◆ WHAT TO DO: Return all of the data exactly as given.

○ ○ ○ ○ ○ ○ ○

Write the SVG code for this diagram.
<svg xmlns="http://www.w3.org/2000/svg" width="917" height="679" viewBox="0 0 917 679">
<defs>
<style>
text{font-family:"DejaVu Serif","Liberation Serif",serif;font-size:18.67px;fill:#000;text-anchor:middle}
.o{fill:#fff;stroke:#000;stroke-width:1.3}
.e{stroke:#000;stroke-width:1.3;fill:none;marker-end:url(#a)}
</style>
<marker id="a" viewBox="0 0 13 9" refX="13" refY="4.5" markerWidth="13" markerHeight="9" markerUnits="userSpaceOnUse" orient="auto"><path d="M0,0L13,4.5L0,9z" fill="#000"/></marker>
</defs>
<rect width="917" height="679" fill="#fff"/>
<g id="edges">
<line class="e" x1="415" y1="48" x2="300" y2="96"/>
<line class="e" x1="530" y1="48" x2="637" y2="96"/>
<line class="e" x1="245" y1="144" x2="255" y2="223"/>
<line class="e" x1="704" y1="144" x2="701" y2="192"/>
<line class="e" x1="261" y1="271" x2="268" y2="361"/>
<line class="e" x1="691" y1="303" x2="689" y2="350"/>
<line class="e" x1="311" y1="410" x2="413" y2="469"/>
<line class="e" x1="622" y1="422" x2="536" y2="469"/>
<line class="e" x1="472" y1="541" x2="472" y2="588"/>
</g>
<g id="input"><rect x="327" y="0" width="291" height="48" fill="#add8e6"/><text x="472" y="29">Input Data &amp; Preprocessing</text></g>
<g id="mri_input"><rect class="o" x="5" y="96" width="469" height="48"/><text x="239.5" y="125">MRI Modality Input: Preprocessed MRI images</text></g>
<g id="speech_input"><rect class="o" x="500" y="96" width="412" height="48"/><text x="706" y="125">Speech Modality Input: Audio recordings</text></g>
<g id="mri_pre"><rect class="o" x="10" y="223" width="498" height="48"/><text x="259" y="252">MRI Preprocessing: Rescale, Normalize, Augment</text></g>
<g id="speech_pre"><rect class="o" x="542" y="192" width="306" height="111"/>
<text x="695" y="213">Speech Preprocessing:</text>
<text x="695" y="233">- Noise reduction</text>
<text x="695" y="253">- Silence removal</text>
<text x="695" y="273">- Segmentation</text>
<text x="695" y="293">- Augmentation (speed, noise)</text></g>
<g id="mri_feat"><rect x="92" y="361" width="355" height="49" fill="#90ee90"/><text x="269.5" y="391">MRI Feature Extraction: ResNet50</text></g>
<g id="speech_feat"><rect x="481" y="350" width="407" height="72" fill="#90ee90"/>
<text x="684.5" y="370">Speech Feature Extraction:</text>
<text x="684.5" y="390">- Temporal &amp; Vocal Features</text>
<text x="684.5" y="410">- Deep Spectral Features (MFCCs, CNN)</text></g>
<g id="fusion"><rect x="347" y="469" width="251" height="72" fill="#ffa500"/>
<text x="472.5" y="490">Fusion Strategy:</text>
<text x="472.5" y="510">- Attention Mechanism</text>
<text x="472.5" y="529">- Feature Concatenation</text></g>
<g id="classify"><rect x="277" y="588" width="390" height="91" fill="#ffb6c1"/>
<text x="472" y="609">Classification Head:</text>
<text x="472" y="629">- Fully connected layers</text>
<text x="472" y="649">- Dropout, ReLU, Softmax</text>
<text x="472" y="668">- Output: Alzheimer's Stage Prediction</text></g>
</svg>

○ ○ ○ ○ ○ ○ ○

◆ TASK RESULT:
Write the SVG code for this diagram.
<svg xmlns="http://www.w3.org/2000/svg" width="917" height="679" viewBox="0 0 917 679">
<defs>
<style>
text{font-family:"DejaVu Serif","Liberation Serif",serif;font-size:18.67px;fill:#000;text-anchor:middle}
.o{fill:#fff;stroke:#000;stroke-width:1.3}
.e{stroke:#000;stroke-width:1.3;fill:none;marker-end:url(#a)}
</style>
<marker id="a" viewBox="0 0 13 9" refX="13" refY="4.5" markerWidth="13" markerHeight="9" markerUnits="userSpaceOnUse" orient="auto"><path d="M0,0L13,4.5L0,9z" fill="#000"/></marker>
</defs>
<rect width="917" height="679" fill="#fff"/>
<g id="edges">
<line class="e" x1="415" y1="48" x2="300" y2="96"/>
<line class="e" x1="530" y1="48" x2="637" y2="96"/>
<line class="e" x1="245" y1="144" x2="255" y2="223"/>
<line class="e" x1="704" y1="144" x2="701" y2="192"/>
<line class="e" x1="261" y1="271" x2="268" y2="361"/>
<line class="e" x1="691" y1="303" x2="689" y2="350"/>
<line class="e" x1="311" y1="410" x2="413" y2="469"/>
<line class="e" x1="622" y1="422" x2="536" y2="469"/>
<line class="e" x1="472" y1="541" x2="472" y2="588"/>
</g>
<g id="input"><rect x="327" y="0" width="291" height="48" fill="#add8e6"/><text x="472" y="29">Input Data &amp; Preprocessing</text></g>
<g id="mri_input"><rect class="o" x="5" y="96" width="469" height="48"/><text x="239.5" y="125">MRI Modality Input: Preprocessed MRI images</text></g>
<g id="speech_input"><rect class="o" x="500" y="96" width="412" height="48"/><text x="706" y="125">Speech Modality Input: Audio recordings</text></g>
<g id="mri_pre"><rect class="o" x="10" y="223" width="498" height="48"/><text x="259" y="252">MRI Preprocessing: Rescale, Normalize, Augment</text></g>
<g id="speech_pre"><rect class="o" x="542" y="192" width="306" height="111"/>
<text x="695" y="213">Speech Preprocessing:</text>
<text x="695" y="233">- Noise reduction</text>
<text x="695" y="253">- Silence removal</text>
<text x="695" y="273">- Segmentation</text>
<text x="695" y="293">- Augmentation (speed, noise)</text></g>
<g id="mri_feat"><rect x="92" y="361" width="355" height="49" fill="#90ee90"/><text x="269.5" y="391">MRI Feature Extraction: ResNet50</text></g>
<g id="speech_feat"><rect x="481" y="350" width="407" height="72" fill="#90ee90"/>
<text x="684.5" y="370">Speech Feature Extraction:</text>
<text x="684.5" y="390">- Temporal &amp; Vocal Features</text>
<text x="684.5" y="410">- Deep Spectral Features (MFCCs, CNN)</text></g>
<g id="fusion"><rect x="347" y="469" width="251" height="72" fill="#ffa500"/>
<text x="472.5" y="490">Fusion Strategy:</text>
<text x="472.5" y="510">- Attention Mechanism</text>
<text x="472.5" y="529">- Feature Concatenation</text></g>
<g id="classify"><rect x="277" y="588" width="390" height="91" fill="#ffb6c1"/>
<text x="472" y="609">Classification Head:</text>
<text x="472" y="629">- Fully connected layers</text>
<text x="472" y="649">- Dropout, ReLU, Softmax</text>
<text x="472" y="668">- Output: Alzheimer's Stage Prediction</text></g>
</svg>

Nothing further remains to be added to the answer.